Modern people notoriously don’t get enough sleep. Everyone has trouble falling asleep now and then. However, the situation usually improves with better habits or reduced stress.
For those with more severe cases of insomnia, however, the usual advice from professionals offers limited relief. Our minds habitually refuse to surrender their consciousness, as if afraid of boredom. Mulling over the past and worrying about the future, wakefulness stretches into hours — and often into the next morning. The more exhausted we are, the more alert we become, driven by the very fear of missing the much-needed rest.
For over 20 years, it felt like I never had two consecutive nights of good sleep.
Victor Frankl once said, “Suffering ceases to be suffering at the moment it finds a meaning.” Since I can’t escape insomnia, the only way to lessen its pain is to realize it isn’t in vain. Is it? I’d like to think the answer is no, because insomnia has taught me some of life’s most valuable lessons.
Lesson 1: I’m stronger than I know
That night in Atlanta, I gave up on sleep at 5 a.m. I got up and showered, letting the water jolt me awake. As I put on the navy blue skirt suit I had bought specifically for the occasion, I looked sharp.
At the appointed hour, I walked out briskly to meet my interviewers. We had breakfast before heading to the department, where I gave a presentation in an auditorium and spent the day speaking with people. As the adrenaline kicked in, I felt normal.
On that day and numerous similar occasions later, I surprised myself with my strength.
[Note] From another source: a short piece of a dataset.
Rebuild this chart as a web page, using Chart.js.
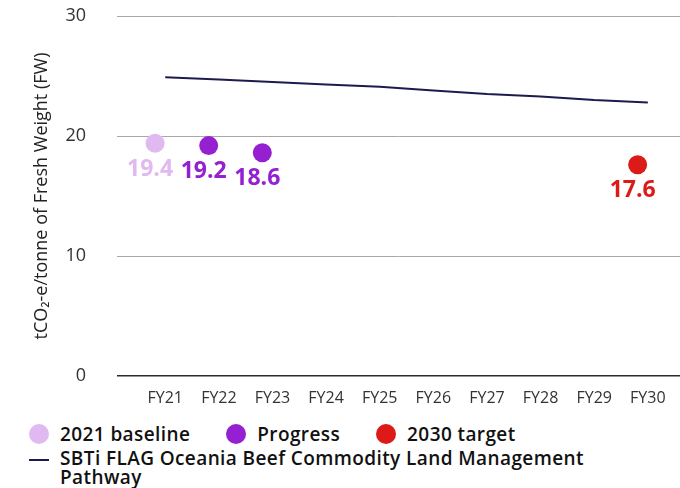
<!DOCTYPE html>
<html>
<head>
<meta charset="utf-8">
<script src="https://cdn.jsdelivr.net/npm/chart.js@4.4.1/dist/chart.umd.min.js"></script>
<style>
  body { margin: 0; background: #fff; font-family: "Open Sans", sans-serif; }
  .wrap { position: relative; width: 680px; height: 488px; }
  #chart { position: absolute; left: 0; top: 0; }
  .legend { position: absolute; left: 29px; top: 423px; color: #111; font-weight: 600; font-size: 19px; letter-spacing: 0.4px; }
  .row { display: flex; align-items: center; height: 22px; }
  .item { display: flex; align-items: center; margin-right: 36px; }
  .dot { width: 20px; height: 20px; border-radius: 50%; margin-right: 11px; }
  .line { width: 20px; height: 2px; background: #1c1b4d; margin-right: 11px; margin-top: 10px; flex: none; }
  .row2 { display: flex; margin-top: 4px; line-height: 19px; }
  .row2 span { width: 560px; }
</style>
</head>
<body>
<div class="wrap">
  <canvas id="chart" width="680" height="412"></canvas>
  <div class="legend">
    <div class="row">
      <div class="item"><div class="dot" style="background:#e0b9f1"></div>2021 baseline</div>
      <div class="item"><div class="dot" style="background:#9420d2"></div>Progress</div>
      <div class="item"><div class="dot" style="background:#dc1a17"></div>2030 target</div>
    </div>
    <div class="row2"><div class="line"></div><span>SBTi FLAG Oceania Beef Commodity Land Management Pathway</span></div>
  </div>
</div>
<script>
const years = [2021, 2022, 2023, 2024, 2025, 2026, 2027, 2028, 2029, 2030];
const pathway = [24.9, 24.7, 24.5, 24.3, 24.1, 23.8, 23.5, 23.3, 23.0, 22.8];
const baselineYears = [2021];
const baseline = [19.4];
const progressYears = [2022, 2023];
const progress = [19.2, 18.6];
const targetYears = [2030];
const target = [17.6];

const toPoints = (xs, ys) => xs.map((x, i) => ({ x: x, y: ys[i] }));

// value written under each dot, same colour as the dot
const valueLabels = {
  id: 'valueLabels',
  afterDatasetsDraw(chart) {
    const ctx = chart.ctx;
    ctx.save();
    ctx.font = 'bold 23px "Open Sans", sans-serif';
    ctx.textAlign = 'center';
    ctx.textBaseline = 'middle';
    chart.data.datasets.forEach((ds, i) => {
      if (!ds.labelColor) return;
      chart.getDatasetMeta(i).data.forEach((pt, j) => {
        ctx.fillStyle = ds.labelColor;
        ctx.fillText(ds.data[j].y.toFixed(1), pt.x - 5, pt.y + 26);
      });
    });
    ctx.restore();
  }
};

const ctx = document.getElementById('chart').getContext('2d');
const chart = new Chart(ctx, {
  type: 'scatter',
  data: {
    datasets: [
      {
        label: 'SBTi FLAG Oceania Beef Commodity Land Management Pathway',
        data: toPoints(years, pathway),
        showLine: true,
        borderColor: '#1c1b4d',
        borderWidth: 2,
        pointRadius: 0,
        xAxisID: 'x'
      },
      {
        label: '2021 baseline',
        data: toPoints(baselineYears, baseline),
        backgroundColor: '#e0b9f1',
        pointRadius: 9.5,
        pointBorderWidth: 0,
        labelColor: '#e0b9f1',
        xAxisID: 'xd'
      },
      {
        label: 'Progress',
        data: toPoints(progressYears, progress),
        backgroundColor: '#9420d2',
        pointRadius: 9.5,
        pointBorderWidth: 0,
        labelColor: '#9420d2',
        xAxisID: 'xd'
      },
      {
        label: '2030 target',
        data: toPoints(targetYears, target),
        backgroundColor: '#dc1a17',
        pointRadius: 9.5,
        pointBorderWidth: 0,
        labelColor: '#dc1a17',
        xAxisID: 'xd'
      }
    ]
  },
  options: {
    responsive: false,
    animation: false,
    layout: { autoPadding: false, padding: { left: 31, top: 16, right: 0, bottom: 2 } },
    plugins: { legend: { display: false }, tooltip: { enabled: false } },
    scales: {
      x: {
        type: 'linear',
        min: 2020.1,
        max: 2030.6,
        grid: { display: false, drawTicks: false },
        border: { display: false },
        ticks: {
          stepSize: 1,
          includeBounds: false,
          padding: 13,
          color: '#333',
          font: { family: '"Open Sans", sans-serif', size: 16 },
          callback: (v) => 'FY' + String(v).slice(2)
        },
        afterFit: (s) => { s.height = 34; s.paddingLeft = 0; s.paddingRight = 0; }
      },
      // dots sit a little left of the year ticks
      xd: {
        type: 'linear',
        display: false,
        min: 2020.29,
        max: 2030.79,
        ticks: { display: false }
      },
      y: {
        min: 0,
        max: 30,
        grid: {
          drawTicks: false,
          color: (c) => c.tick.value === 0 ? '#2a2a2a' : '#a8a8a8',
          lineWidth: (c) => c.tick.value === 0 ? 1.5 : 1
        },
        border: { display: false },
        ticks: {
          stepSize: 10,
          padding: 31,
          color: '#333',
          font: { family: '"Open Sans", sans-serif', size: 18 }
        },
        title: {
          display: true,
          text: 'tCO₂-e/tonne of Fresh Weight (FW)',
          color: '#222',
          padding: { top: 0, bottom: 0 },
          font: { family: '"Open Sans", sans-serif', size: 18 }
        },
        afterFit: (s) => { s.width = 86; s.paddingTop = 0; s.paddingBottom = 0; }
      }
    }
  },
  plugins: [valueLabels]
});
</script>
</body>
</html>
As a veteran insomniac, I’ve learned to function on little sleep. I’ve pushed myself to show up for work, deliver demos, and catch early flights after sleepless nights. I never let exhaustion become an excuse. And honestly, I’m proud of that. Enduring chronic insomnia — and still showing up — feels like one of my greatest accomplishments.
Lesson 2: Some battles can’t be won by effort
I’ve always believed that more effort leads to better outcomes: more knowledge, more success, and more control over life. But insomnia has shown me that this view is rather naïve. I cannot will myself to sleep. The more effort I exert, the more elusive sleep becomes.
The hardest problems in life can’t be solved by power and determination. They may, however, be alleviated through non-action and letting go. When we grieve, age, come to terms with our past, or cope with insomnia, the best approach isn’t to fight, but to coexist.
Accepting this can be incredibly difficult, but what alternatives do we have?
Lesson 3: Everyone is fighting a hard battle
I consider myself, overall, a lucky person. I was born into a loving family. I excelled in most of my pursuits and received the best education. Though I didn’t get that job in Atlanta, I joined the Silicon Valley high-tech boom at the right time with the right skills. Today, I’m living a dream life filled with reading, writing, traveling, and gardening.
Yet character is built through hardship. Nobody seeks hardship. But when it is thrust upon you, it forces you to grow.
Insomnia is a curse. But it has reminded me that life isn’t always fair, that suffering is more common than we realize, and that we are all at the mercy of forces beyond our control.
“Any life, when viewed from the inside, is simply a series of defeats,” wrote George Orwell. “Be kind, for everyone you meet is fighting a hard battle,” said Ian MacLaren. Insomnia, I’d like to believe, has made me more compassionate and less arrogant, more forgiving and less judgmental.